A hurricane's winds are mostly horizontal, not vertical. So the vertical churning
that leads to lightning doesn't normally happen.
Lightning has been seen in hurricanes before. During a field campaign in 1998
called CAMEX-3, scientists detected lightning in the eye of hurricane Georges
as it plowed over the Caribbean island of Hispaniola. The lightning probably
was due to air forced upward -- called "orographic forcing" -- when
the hurricane hit the mountains.
"Hurricanes are most likely to produce lightning when they're making landfall,"

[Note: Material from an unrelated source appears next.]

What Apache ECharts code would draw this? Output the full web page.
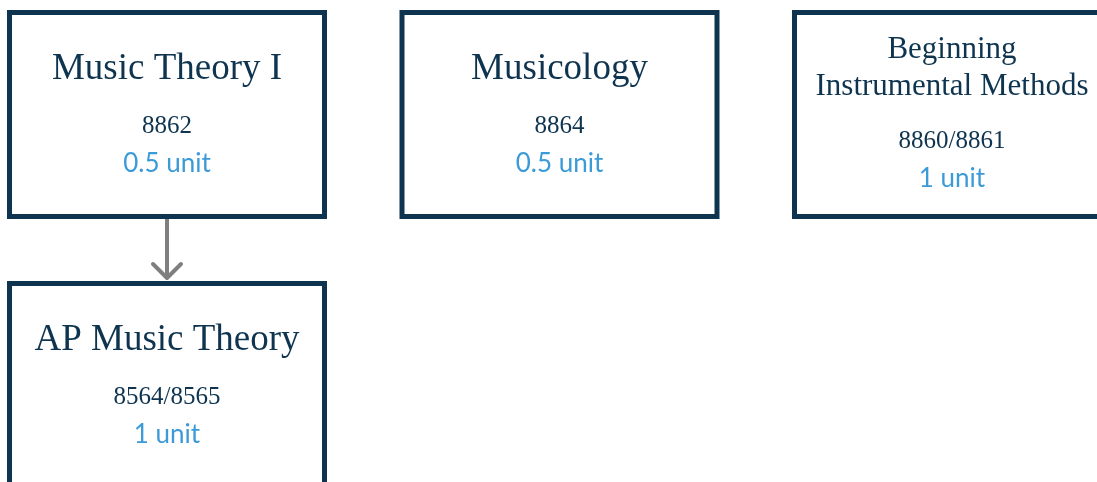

says Blakeslee. But there were no mountains beneath the "electric hurricanes"
of 2005—only flat water.
It's tempting to think that, because Emily, Rita and Katrina were all exceptionally
powerful, their sheer violence somehow explains their lightning. But Blakeslee
says that this explanation is too simple. "Other storms have been equally
intense and did not produce much lightning," he says. "There must
be something else at work."
It's too soon to say for certain what that missing factor is. Scientists will
need months to pour over the reams of data gathered in this year's campaign
before they can hope to have an answer.
Says Blakeslee, "We still have a lot to learn about hurricanes."